Day and Night
I first met Jay Chiat at a urinal.
It was my second day on my first real job. Desperate to find work in a Los Angeles that is not nearly so sunny when you are unemployed, I had bluffed my way into a file clerking job in the print production department.
“I’m Jay Chiat,” he said. Due to the circumstances, our introductions avoided the use of hands. I did not know at the time that I would work for Jay (for many different bosses, but always for Jay) for 17-1/2 years, rising eventually to head two different departments, print production and IT.

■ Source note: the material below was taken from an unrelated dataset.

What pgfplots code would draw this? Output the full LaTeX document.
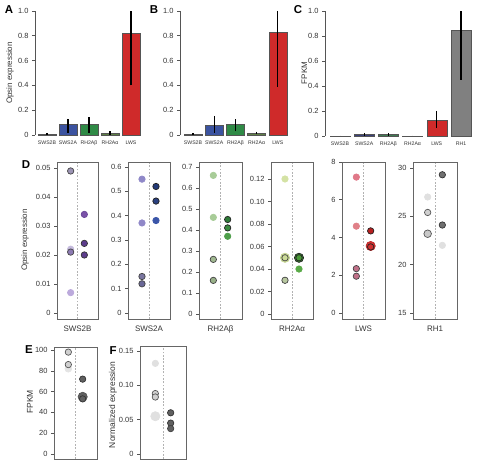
\documentclass[border=0pt]{standalone}
\usepackage{pgfplots}
\pgfplotsset{compat=1.18}
\usepackage{fontspec}
\setmainfont{Liberation Sans}
\definecolor{axg}{HTML}{555555}
\definecolor{boxg}{HTML}{666666}
\definecolor{labg}{HTML}{333333}
\definecolor{cSWSb}{HTML}{3A3A4A}
\definecolor{cSWSa}{HTML}{3B53A0}
\definecolor{cRHb}{HTML}{2F8A46}
\definecolor{cRHa}{HTML}{5E7F46}
\definecolor{cLWS}{HTML}{CF2A2A}
\definecolor{cRH1}{HTML}{808080}
\definecolor{cSWSaC}{HTML}{3A3F78}
\definecolor{cRHbC}{HTML}{3F7A52}
\newcommand{\hc}[1]{\definecolor{x#1}{HTML}{#1}}
\hc{9C94B4}\hc{C4BADC}\hc{8C7AB2}\hc{BCAADC}\hc{7A52A8}\hc{6A4898}\hc{5C3C8C}
\hc{444444}\hc{333333}\hc{222222}\hc{555555}
\hc{8F88C8}\hc{9088C8}\hc{7A76A0}\hc{6A6898}\hc{233A78}\hc{2A4080}\hc{3A55A8}
\hc{A8CC98}\hc{A0B890}\hc{98B088}\hc{2E7A38}\hc{3A8A40}\hc{4E9E4A}
\hc{D4E2A4}\hc{CCDC98}\hc{C4D490}\hc{B8C8A0}\hc{3A8A30}\hc{4A9A38}\hc{5AAA48}
\hc{E07888}\hc{E08088}\hc{C07088}\hc{B82020}\hc{D03030}\hc{BB2A2A}
\hc{E0E0E0}\hc{D0D0D0}\hc{C8C8C8}\hc{707070}\hc{E4E4E4}\hc{606060}

\newcommand{\dt}[5]{\addplot[only marks, mark=*, mark size=#4bp, mark options={fill=x#3, draw=x#5, line width=0.7bp}] coordinates {(#1,#2)};}
\newcommand{\br}[6]{\addplot[ybar, bar shift=0pt, bar width=#6bp, fill=#3, draw=axg, line width=0.4bp, error bars/.cd, y dir=both, y explicit, error mark=none, error bar style={line width=1.3bp, black}] coordinates {(#1,#2) += (0,#4) -= (0,#5)};}

\pgfplotsset{
 barax/.style={scale only axis, anchor=south west, ymin=0, ymax=1,
   axis lines=left, axis line style={-, draw=axg, line width=0.7bp},
   x axis line style={draw=none}, xtick style={draw=none},
   ytick={0,0.2,0.4,0.6,0.8,1}, yticklabels={0,0.2,0.4,0.6,0.8,1.0},
   scaled y ticks=false,
   tick align=outside, major tick length=3bp, ytick style={draw=axg, line width=0.6bp},
   yticklabel style={font=\fontsize{7.5}{8}\selectfont, text=labg},
   xticklabel style={font=\fontsize{5.2}{6}\selectfont, text=labg, yshift=1bp},
   clip=false},
 dotax/.style={scale only axis, anchor=south west, height=157bp, xmin=0, xmax=3,
   xtick={1.5}, xtick style={draw=none}, ytick pos=left, tick align=outside,
   scaled y ticks=false,
   major tick length=3bp, axis line style={draw=boxg, line width=0.8bp},
   ytick style={draw=axg, line width=0.6bp},
   yticklabel style={font=\fontsize{7.5}{8}\selectfont, text=labg},
   xticklabel style={font=\fontsize{8}{9}\selectfont, text=labg},
   xmajorgrids, grid style={dash pattern=on 1.8bp off 1.5bp, gray!60, line width=0.5bp},
   clip=false},
}

\begin{document}
\begin{tikzpicture}
\path[use as bounding box] (0,0) rectangle (477bp,460bp);

% ---------- A ----------
\begin{axis}[barax, at={(35bp,325bp)}, width=106bp, height=124bp, xmin=-0.571, xmax=4.48,
  xtick={0,1,2,3,4}, xticklabels={SWS2B,SWS2A,RH2Aβ,RH2Aα,LWS}]
\br{0}{0.008}{cSWSb}{0.006}{0.004}{18}
\br{1}{0.085}{cSWSa}{0.045}{0.065}{18}
\br{2}{0.085}{cRHb}{0.06}{0.065}{18}
\br{3}{0.012}{cRHa}{0.022}{0.012}{18}
\br{4}{0.82}{cLWS}{0.18}{0.42}{18}
\end{axis}

% ---------- B ----------
\begin{axis}[barax, at={(180bp,325bp)}, width=108bp, height=124bp, xmin=-0.613, xmax=4.48,
  xtick={0,1,2,3,4}, xticklabels={SWS2B,SWS2A,RH2Aβ,RH2Aα,LWS}]
\br{0}{0.008}{cSWSb}{0.005}{0.005}{18}
\br{1}{0.08}{cSWSa}{0.075}{0.06}{18}
\br{2}{0.085}{cRHb}{0.04}{0.055}{18}
\br{3}{0.015}{cRHa}{0.012}{0.01}{18}
\br{4}{0.825}{cLWS}{0.175}{0.435}{18}
\end{axis}

% ---------- C ----------
\begin{axis}[barax, at={(325bp,324bp)}, width=150bp, height=125bp, xmin=-0.62, xmax=5.58,
  xtick={0,1,2,3,4,5}, xticklabels={SWS2B,SWS2A,RH2Aβ,RH2Aα,LWS,RH1}]
\br{0}{0.002}{cSWSb}{0}{0}{20}
\br{1}{0.013}{cSWSaC}{0.012}{0.012}{20}
\br{2}{0.013}{cRHbC}{0.01}{0.01}{20}
\br{3}{0.002}{cSWSb}{0}{0}{20}
\br{4}{0.128}{cLWS}{0.072}{0.064}{20}
\br{5}{0.848}{cRH1}{0.152}{0.4}{20}
\end{axis}

% ---------- D1 SWS2B ----------
\begin{axis}[dotax, at={(57bp,141bp)}, width=41bp, ymin=-0.0021, ymax=0.0521,
  xticklabels={SWS2B}, ytick={0,0.01,0.02,0.03,0.04,0.05}, yticklabels={0,0.01,0.02,0.03,0.04,0.05}]
\dt{1}{0.049}{9C94B4}{3.2}{444444}
\dt{1}{0.022}{C4BADC}{3.2}{C4BADC}
\dt{1}{0.021}{8C7AB2}{3.2}{444444}
\dt{1}{0.007}{BCAADC}{3.2}{BCAADC}
\dt{2}{0.034}{7A52A8}{3.2}{6A4898}
\dt{2}{0.024}{5C3C8C}{3.2}{333333}
\dt{2}{0.020}{5C3C8C}{3.2}{333333}
\end{axis}

% ---------- D2 SWS2A ----------
\begin{axis}[dotax, at={(128bp,141bp)}, width=42bp, ymin=-0.0247, ymax=0.6206,
  xticklabels={SWS2A}, ytick={0,0.1,0.2,0.3,0.4,0.5,0.6}, yticklabels={0,0.1,0.2,0.3,0.4,0.5,0.6}]
\dt{1}{0.55}{8F88C8}{3.2}{8F88C8}
\dt{1}{0.37}{9088C8}{3.2}{9088C8}
\dt{1}{0.15}{7A76A0}{3.2}{444444}
\dt{1}{0.12}{6A6898}{3.2}{444444}
\dt{2}{0.52}{233A78}{3.2}{222222}
\dt{2}{0.46}{2A4080}{3.2}{222222}
\dt{2}{0.38}{3A55A8}{3.2}{3A55A8}
\end{axis}

% ---------- D3 RH2Abeta ----------
\begin{axis}[dotax, at={(199bp,141bp)}, width=43bp, ymin=-0.0238, ymax=0.7238,
  xticklabels={RH2Aβ}, ytick={0,0.1,0.2,0.3,0.4,0.5,0.6,0.7}, yticklabels={0,0.1,0.2,0.3,0.4,0.5,0.6,0.7}]
\dt{1}{0.66}{A8CC98}{3.2}{A8CC98}
\dt{1}{0.46}{A8CC98}{3.2}{A8CC98}
\dt{1}{0.26}{A0B890}{3.2}{444444}
\dt{1}{0.16}{98B088}{3.2}{444444}
\dt{2}{0.45}{2E7A38}{3.2}{222222}
\dt{2}{0.41}{3A8A40}{3.2}{222222}
\dt{2}{0.37}{4E9E4A}{3.2}{4E9E4A}
\end{axis}

% ---------- D4 RH2Aalpha ----------
\begin{axis}[dotax, at={(271bp,141bp)}, width=42bp, ymin=-0.0044, ymax=0.1351,
  xticklabels={RH2Aα}, ytick={0,0.02,0.04,0.06,0.08,0.1,0.12}, yticklabels={0,0.02,0.04,0.06,0.08,0.10,0.12}]
\dt{1}{0.12}{D4E2A4}{3.2}{D4E2A4}
\dt{1}{0.05}{CCDC98}{4.6}{C4D490}
\dt{1}{0.05}{CCDC98}{3.2}{444444}
\dt{1}{0.03}{B8C8A0}{3.2}{444444}
\dt{2}{0.05}{3A8A30}{4.6}{222222}
\dt{2}{0.05}{4A9A38}{3.2}{222222}
\dt{2}{0.04}{5AAA48}{3.2}{5AAA48}
\end{axis}

% ---------- D5 LWS ----------
\begin{axis}[dotax, at={(342bp,141bp)}, width=43bp, ymin=-0.318, ymax=8,
  xticklabels={LWS}, ytick={0,2,4,6,8}, yticklabels={0,2,4,6,8}]
\dt{1}{7.2}{E07888}{3.2}{E07888}
\dt{1}{4.6}{E08088}{3.2}{E08088}
\dt{1}{2.35}{C07088}{3.2}{444444}
\dt{1}{1.95}{C07088}{3.2}{444444}
\dt{2}{4.35}{B82020}{3.2}{222222}
\dt{2}{3.55}{D03030}{4.6}{BB2A2A}
\dt{2}{3.5}{D03030}{3.2}{222222}
\end{axis}

% ---------- D6 RH1 ----------
\begin{axis}[dotax, at={(413bp,141bp)}, width=44bp, ymin=14.38, ymax=30.62,
  xticklabels={RH1}, ytick={15,20,25,30}, yticklabels={15,20,25,30}]
\dt{1}{27}{E0E0E0}{3.2}{E0E0E0}
\dt{1}{25.4}{D0D0D0}{3.2}{555555}
\dt{1}{23.2}{C8C8C8}{3.8}{555555}
\dt{2}{29.3}{707070}{3.2}{333333}
\dt{2}{24.1}{707070}{3.2}{333333}
\dt{2}{22}{E0E0E0}{3.2}{E0E0E0}
\end{axis}

% ---------- E ----------
\begin{axis}[dotax, at={(54bp,1bp)}, width=43bp, height=112bp, ymin=-4.8, ymax=102.9,
  xticklabels={}, ytick={0,20,40,60,80,100}, yticklabels={0,20,40,60,80,100}]
\dt{1}{82}{E4E4E4}{3.4}{E4E4E4}
\dt{1}{98}{D0D0D0}{3.2}{555555}
\dt{1}{86}{D0D0D0}{3.2}{555555}
\dt{2}{72}{606060}{3.2}{333333}
\dt{2}{55}{606060}{4.6}{555555}
\dt{2}{53}{606060}{3.2}{333333}
\end{axis}

% ---------- F ----------
\begin{axis}[dotax, at={(140bp,1bp)}, width=46bp, height=113bp, ymin=-0.0073, ymax=0.1573,
  xticklabels={}, ytick={0,0.05,0.1,0.15}, yticklabels={0,0.05,0.10,0.15}]
\dt{1}{0.132}{E0E0E0}{3.2}{E0E0E0}
\dt{1}{0.088}{D0D0D0}{3.2}{555555}
\dt{1}{0.083}{D0D0D0}{3.2}{555555}
\dt{1}{0.055}{E0E0E0}{4.6}{E0E0E0}
\dt{2}{0.06}{606060}{3.2}{333333}
\dt{2}{0.045}{606060}{3.2}{333333}
\dt{2}{0.037}{606060}{3.2}{444444}
\end{axis}

% ---------- labels ----------
\begin{scope}[every node/.style={font=\fontsize{11.5}{13}\selectfont\bfseries, inner sep=0pt}]
\node at (9bp,450bp) {A};
\node at (154bp,450bp) {B};
\node at (298bp,450bp) {C};
\node at (26bp,295bp) {D};
\node at (29bp,110bp) {E};
\node at (113bp,109bp) {F};
\end{scope}
\begin{scope}[every node/.style={font=\fontsize{8}{9}\selectfont, text=labg, rotate=90, inner sep=0pt}]
\node at (10bp,387bp) {Opsin expression};
\node at (304.5bp,387bp) {FPKM};
\node at (25bp,220bp) {Opsin expression};
\node[font=\fontsize{8.5}{9}\selectfont] at (30bp,58bp) {FPKM};
\node[font=\fontsize{8.5}{9}\selectfont] at (113bp,55bp) {Normalized expression};
\end{scope}
\end{tikzpicture}
\end{document}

That first meeting always summed up for me the contradictory nature of Jay’s personality. His presence could make you feel simultaneously welcome and awkward. Whenever you encountered Jay, you never quite knew if he was going to praise or predigest you.
His wrath was legendary. During the construction of a new floor or building, the ill-chosen color of an electrical switch-plate, if in violation of his personal aesthetic, could throw him into an intolerant rage that would shake the building. Yet for years, unknown by all but the closest confidants, he funded the care of several former employees who had fallen on hard times as a result of illness and accident. It was this duality that inspired the intense loyalty of those who worked most closely with him, for his lightening both cauterized and illuminated.
Years later, we were on an elevator together on the way to a memorial service for Rodney Rhodes, one of the many talented starving artists Jay would support with odd jobs at the company. Rodney had died of AIDS. Here we were, in a crowded elevator on the way to a funeral, and Jay was obviously as sad as any one of us - and yet he picked that moment to bitch at me about some computer problem with which his laptop had been recently plagued.
My therapist in the 80s (who in the hell worked at Chiat/Day and didn’t need a therapist?) was a wonderful man named Jerry Croghan, who was also Tom Carroll’s cousin. (Tom is the current President of TBWA/Chiat/Day.)
Many of Jerry’s patients were from Chiat/Day and he once confided that Jay was a frequent topic of his patients’ conversations. Though Jerry had never met Jay, except through his patients’ fragmentary complaints, he came up with what to this day I think is the best description of Jay I have ever heard: he said that Jay was the quintessential Jewish mother, dispensing guilt and favor with equal abandon.
This confusing amalgam of hot and cold, yin and yang, hate and love, permeated the culture of the agency. A new CFO, freshly imported from a pin-striped agency on the Avenue, once wailed to me, “Nobody seems to be able to tell me exactly what this goddamn ‘Chiat/Day culture’ is!”
I smiled with contentment. “That’s what makes it so versatile.”
At times, Jay seems almost embarrassed by his success in advertising. As if he had to prove his business acumen through his own independent efforts, separate and distinct from the more collaborative art of advertising, he invested in or started numerous small businesses, convinced that each was going to be a fantastic success. There was a sandwich shop which looked more like an art gallery; there was an importing company which was supposed to receive vodka from the then U.S.S.R., but wound up trying to very rapidly unload several thousand pounds of whitefish; there was a 900# which dispensed medical advice. All failed.
CFOs lived in dread of Jay attending dinner parties, for he’d invariably meet somebody with some hair-brained idea for making millions, an idea that would follow Jay into the office the next day like a lost and very enthusiastic puppy. The CFOs job? Fund yet another quest for the grail.
Employees often joked about “Chiat/Day and Night,” referring to the long hours. I always thought that phrase also captured Jay’s mercurial spirit. It was his constant restlessness, this almost manic combination of dissatisfaction and vision, which fanned the “hysterica passio “ which was Chiat/Day.
If there is a heaven, Jay is in it now and at peace. Or is he? My guess is that he is strolling around his new celestial office, chiding God that the whole place would work better without the whole cloud thing.